A trophic level is the POSITION an organism occupies in a food chain. Organisms are numbered upwards from level 1 (producers — plants and algae that photosynthesise), level 2 (primary consumers — herbivores), level 3 (secondary consumers — carnivores eating herbivores), and level 4 (tertiary consumers — carnivores eating other carnivores). Two organisms share a trophic level if they eat the same kind of food. The position numbers are about feeding role, not species — a cow and a caterpillar are both level 2 even though they're vastly different animals.
Why does only about 10% of biomass transfer between trophic levels?
When a consumer eats biomass from the level below, only a small slice ends up as new consumer tissue. Roughly half of the available biomass is never consumed at all (roots, bones, animals that die uneaten). Of what IS eaten, about 10% passes straight through and leaves as faeces because not all ingested material is absorbed by the gut. About 30% is used in respiration to release energy for movement, growth and keeping warm — that energy ultimately escapes as heat. Around 10% leaves in urine as water and urea. Only the remaining ~10% becomes new consumer biomass and is passed to the next level.
How do I calculate the efficiency of biomass transfer?
Use the formula: efficiency (%) = (biomass transferred ÷ biomass available) × 100. 'Biomass transferred' is the biomass present at the higher level; 'biomass available' is the biomass at the lower level. Worked example: if a field of grass has 2 000 kg of biomass and supports rabbits with 180 kg of biomass, efficiency = (180 ÷ 2 000) × 100 = 9%. Always show the formula, the substitution and the final % — examiners usually award a method mark even if you slip on the arithmetic.
Are apex predators the same as tertiary consumers?
Not always. Tertiary consumer is a NUMBERED trophic level (level 4) — a carnivore that eats other carnivores. Apex predator is a job description — a carnivore at the top of its food chain with no natural predators. They often coincide (eagles are both tertiary consumers and apex predators in many chains) but a top secondary consumer can also be an apex predator if nothing eats it, and level-4 animals can have predators in some food webs. Read the question carefully.
Where do decomposers fit on a pyramid of biomass?
They don't sit on the numbered pyramid at all. Decomposers — bacteria and fungi — feed on dead organic matter and waste from EVERY level: dead producers, dead consumers, faeces, urine. Examiners sometimes draw them beside the pyramid with arrows pointing in from each level. Their job is to break dead material down by secreting enzymes onto it; small soluble molecules diffuse into the decomposer. As they respire they release CO₂ back to the atmosphere, and they return mineral ions like nitrates and phosphates to the soil — so producers can carry on growing.

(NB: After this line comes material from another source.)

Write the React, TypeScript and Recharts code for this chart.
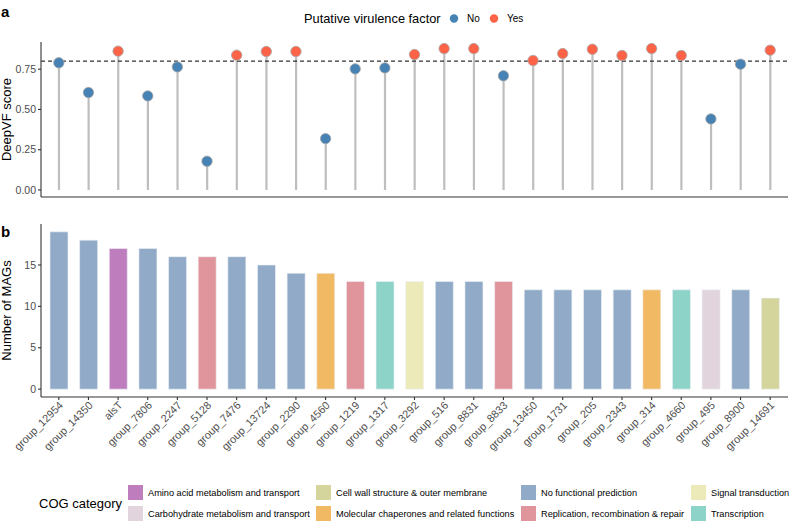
import React from "react";
import {
  ComposedChart,
  BarChart,
  Bar,
  Scatter,
  XAxis,
  YAxis,
  ReferenceLine,
  Cell,
  Legend,
} from "recharts";

// genes in plotted order
const genes = [
  "group_12954", "group_14350", "alsT", "group_7806", "group_2247",
  "group_5128", "group_7476", "group_13724", "group_2290", "group_4560",
  "group_1219", "group_1317", "group_3292", "group_516", "group_8831",
  "group_8833", "group_13450", "group_1731", "group_205", "group_2343",
  "group_314", "group_4660", "group_495", "group_8900", "group_14691",
];

const deepvfScores = [
  0.79, 0.605, 0.862, 0.584, 0.764, 0.178, 0.837, 0.86, 0.86, 0.319,
  0.752, 0.758, 0.841, 0.878, 0.878, 0.709, 0.804, 0.847, 0.874, 0.835,
  0.878, 0.835, 0.441, 0.781, 0.868,
];

const virulence = [
  "No", "No", "Yes", "No", "No", "No", "Yes", "Yes", "Yes", "No",
  "No", "No", "Yes", "Yes", "Yes", "No", "Yes", "Yes", "Yes", "Yes",
  "Yes", "Yes", "No", "No", "Yes",
];

const magCounts = [
  19, 18, 17, 17, 16, 16, 16, 15, 14, 14, 13, 13, 13, 13, 13, 13,
  12, 12, 12, 12, 12, 12, 12, 12, 11,
];

const cogCategories = [
  "No functional prediction", "No functional prediction", "Amino acid metabolism and transport",
  "No functional prediction", "No functional prediction", "Replication, recombination & repair",
  "No functional prediction", "No functional prediction", "No functional prediction",
  "Molecular chaperones and related functions", "Replication, recombination & repair",
  "Transcription", "Signal transduction", "No functional prediction", "No functional prediction",
  "Replication, recombination & repair", "No functional prediction", "No functional prediction",
  "No functional prediction", "No functional prediction", "Molecular chaperones and related functions",
  "Transcription", "Carbohydrate metabolism and transport", "No functional prediction",
  "Cell wall structure & outer membrane",
];

const cogLegendOrder = [
  "Amino acid metabolism and transport",
  "Carbohydrate metabolism and transport",
  "Cell wall structure & outer membrane",
  "Molecular chaperones and related functions",
  "No functional prediction",
  "Replication, recombination & repair",
  "Signal transduction",
  "Transcription",
];

const cogColors: Record<string, string> = {
  "Amino acid metabolism and transport": "#BE7DBC",
  "Carbohydrate metabolism and transport": "#E1D4DC",
  "Cell wall structure & outer membrane": "#D3D59C",
  "Molecular chaperones and related functions": "#F2B964",
  "No functional prediction": "#90AAC7",
  "Replication, recombination & repair": "#E0959C",
  "Signal transduction": "#EDEABA",
  "Transcription": "#8DD3C7",
};

const virulenceColors: Record<string, string> = { No: "#4682B4", Yes: "#FF6347" };

const scoreTicks = [0, 0.25, 0.5, 0.75];
const countTicks = [0, 5, 10, 15];

const scoreData = genes.map((g, i) => ({ gene: g, score: deepvfScores[i], vf: virulence[i] }));
const countData = genes.map((g, i) => ({ gene: g, count: magCounts[i], cog: cogCategories[i] }));

const FONT = "'Liberation Sans', Arial, Helvetica, sans-serif";
const AXIS = { stroke: "#333", strokeWidth: 1.1 };
const TICK_TEXT = { fontSize: 10.5, fill: "#4d4d4d", fontFamily: FONT };

const AxisTitle = (props: any) => {
  const { viewBox, text, letter, letterY } = props;
  const cy = viewBox ? viewBox.y + viewBox.height / 2 : 120;
  return (
    <g>
      <text x={1} y={letterY} fontSize={15} fontWeight="bold" fill="#000" fontFamily={FONT}>
        {letter}
      </text>
      <text
        x={11}
        y={cy}
        transform={`rotate(-90 11 ${cy})`}
        textAnchor="middle"
        fontSize={13}
        fill="#000"
        fontFamily={FONT}
      >
        {text}
      </text>
    </g>
  );
};

const AngledTick = (props: any) => {
  const { x, y, payload } = props;
  return (
    <text
      x={x}
      y={y}
      dy={7}
      textAnchor="end"
      transform={`rotate(-45 ${x} ${y})`}
      fontSize={10.8}
      fill="#4d4d4d"
      fontFamily={FONT}
    >
      {payload.value}
    </text>
  );
};

const Stem = (props: any) => {
  const { x, y, width, height } = props;
  if (height == null || height <= 0) return null;
  return <rect x={x + width / 2 - 1.1} y={y} width={2.2} height={height} fill="#BEBEBE" />;
};

const Dot = (props: any) => {
  const { cx, cy, payload } = props;
  return (
    <circle cx={cx} cy={cy} r={5.2} fill={virulenceColors[payload.vf]} stroke="#a8a8a8" strokeWidth={0.8} />
  );
};

const VirulenceLegend = () => (
  <svg width={795} height={32} style={{ fontFamily: FONT, display: "block" }}>
    <text x={304} y={22.5} fontSize={12.8} fill="#000">Putative virulence factor</text>
    {["No", "Yes"].map((k, i) => (
      <g key={k}>
        <circle cx={454 + i * 40} cy={18.5} r={4.2} fill={virulenceColors[k]} />
        <text x={467 + i * 40} y={22} fontSize={10} fill="#000">{k}</text>
      </g>
    ))}
  </svg>
);

const CogLegend = () => {
  const colX = [128, 316, 521, 691];
  return (
    <svg width={795} height={50} style={{ fontFamily: FONT, display: "block" }}>
      <text x={39} y={28} fontSize={13} fill="#000">COG category</text>
      {cogLegendOrder.map((c, i) => {
        const col = Math.floor(i / 2);
        const row = i % 2;
        const kx = colX[col];
        const ky = 5 + row * 21;
        return (
          <g key={c}>
            <rect x={kx} y={ky} width={15} height={15} fill={cogColors[c]} />
            <text x={kx + 20} y={ky + 11} fontSize={9.2} fill="#000">{c}</text>
          </g>
        );
      })}
    </svg>
  );
};

export default function App() {
  return (
    <div
      style={{
        position: "absolute",
        left: 0,
        top: 0,
        width: 795,
        height: 532,
        background: "#fff",
        fontFamily: FONT,
      }}
    >
      <div style={{ position: "absolute", left: 0, top: 0 }}>
        <ComposedChart width={795} height={200} data={scoreData} margin={{ top: 42, right: 7, bottom: 0, left: 0 }}>
          <XAxis
            dataKey="gene"
            tick={false}
            tickLine={false}
            axisLine={AXIS}
            height={3}
            padding={{ left: 3, right: 3 }}
          />
          <YAxis
            width={41}
            domain={[-0.04375, 0.91875]}
            ticks={scoreTicks}
            tickFormatter={(v: number) => v.toFixed(2)}
            tick={TICK_TEXT}
            tickSize={3}
            tickMargin={2}
            axisLine={AXIS}
            tickLine={AXIS}
            allowDataOverflow
            label={<AxisTitle text="DeepVF score" letter="a" letterY={17} />}
          />
          <Legend
            layout="horizontal"
            verticalAlign="middle"
            align="center"
            wrapperStyle={{ top: 0, left: 0, width: 795, height: 32 }}
            content={() => <VirulenceLegend />}
          />
          <Bar dataKey="score" shape={<Stem />} isAnimationActive={false} legendType="none" />
          <ReferenceLine y={0.8} stroke="#000" strokeDasharray="4 3" strokeWidth={1} />
          <Scatter dataKey="score" shape={<Dot />} isAnimationActive={false} legendType="none" />
        </ComposedChart>
      </div>
      <div style={{ position: "absolute", left: 0, top: 200 }}>
        <BarChart width={795} height={332} data={countData} margin={{ top: 24, right: 7, bottom: 65, left: 0 }}>
          <XAxis
            dataKey="gene"
            interval={0}
            tick={<AngledTick />}
            tickSize={3}
            tickMargin={1}
            axisLine={AXIS}
            tickLine={AXIS}
            height={70}
            padding={{ left: 3, right: 3 }}
          />
          <YAxis
            width={41}
            domain={[-0.95, 19.95]}
            ticks={countTicks}
            tick={TICK_TEXT}
            tickSize={3}
            tickMargin={2}
            axisLine={AXIS}
            tickLine={AXIS}
            allowDataOverflow
            label={<AxisTitle text="Number of MAGs" letter="b" letterY={37} />}
          />
          <Legend
            layout="horizontal"
            verticalAlign="middle"
            align="center"
            wrapperStyle={{ top: 280, left: 0, width: 795, height: 50 }}
            content={() => <CogLegend />}
          />
          <Bar dataKey="count" barSize={18} isAnimationActive={false} legendType="none">
            {countData.map((d, i) => (
              <Cell key={i} fill={cogColors[d.cog]} stroke="#eef2f7" strokeWidth={0.6} />
            ))}
          </Bar>
        </BarChart>
      </div>
    </div>
  );
}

Why are food chains so short in nature?
Because biomass shrinks so fast. With ~10% transfer per level, 10 000 kg of producer biomass becomes 1 000 kg of primary consumer biomass, then 100 kg of secondary, then 10 kg of tertiary. At a hypothetical level 5 there would be just 1 kg — not enough to sustain a population of large carnivores. So food chains very rarely exceed four trophic levels in the wild. When they do, the top animals tend to be small or rare and to roam over huge home ranges to gather enough food.